Real-Time Navigation of Unmanned Ground Vehicles in Complex Terrains With Enhanced Perception and Memory-Guided Strategies

Abstract

Accurate navigation of unmanned ground vehicles (UGVs) across challenging outdoor terrains demands precise maneuvering amidst diverse surface characteristics, while ensuring collision avoidance. Conventional navigation methodologies often struggle in dynamic environments due to their reliance on pre-mapped data and limitations in real-time multi-sensory data assimilation. To this end, this study proposes a methodology that integrates a diverse array of sensory inputs, including pose data, images, and point clouds, to enhance UGVs' situational awareness and decision-making capabilities.

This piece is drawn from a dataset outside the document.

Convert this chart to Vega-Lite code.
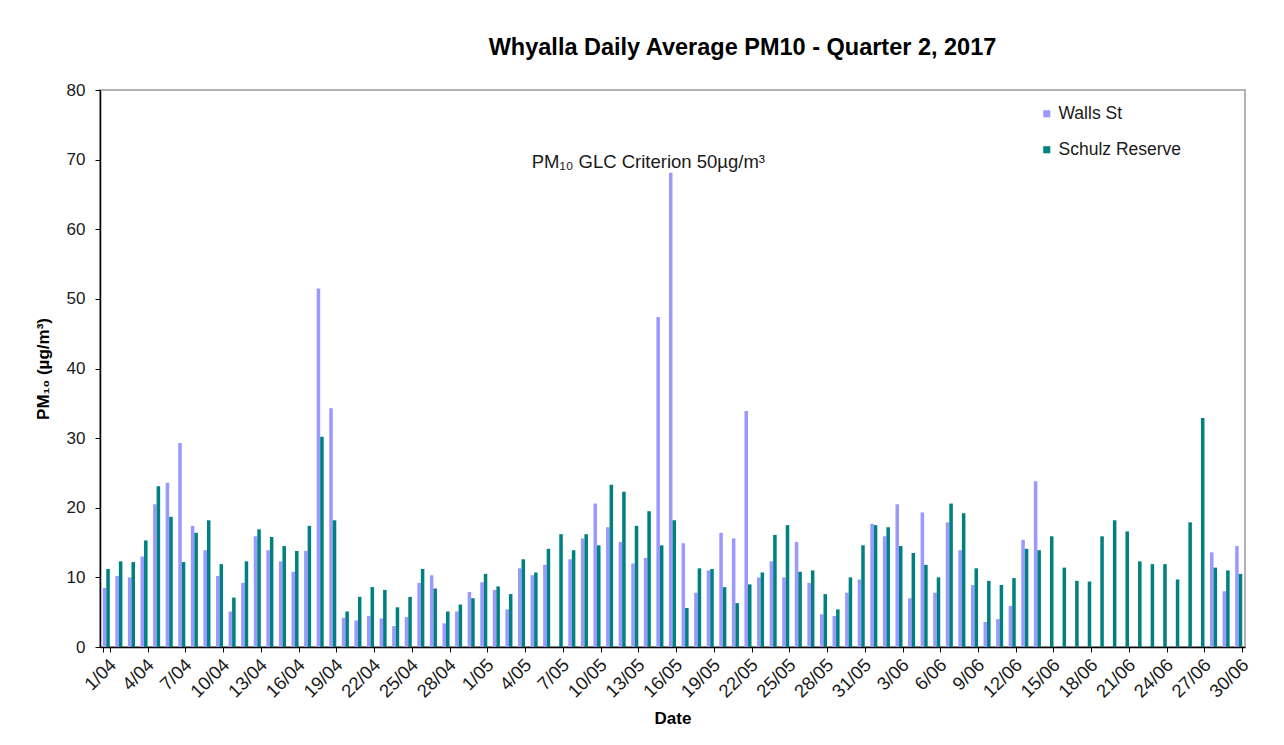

Central to our innovation is the development of a multi-modal reinforcement learning framework, which enhances UGVs' perceptual and decision-making ability. This framework incorporates a lattice-based motion planning algorithm, meticulously calibrated to optimize action selection while respecting UGVs' kinematic constraints. Additionally, a novel dual-training paradigm is introduced, combining curriculum learning and modal separation techniques to address the complexities of multi-modal learning. A notable contribution is the strategic integration of Long Short-Term Memory (LSTM) algorithms, which mitigate information decay and preserve essential navigational strategies over extended periods. The fusion of advanced perception and memory-guided strategies establishes a new standard for autonomous UGV navigation across diverse and unpredictable terrains.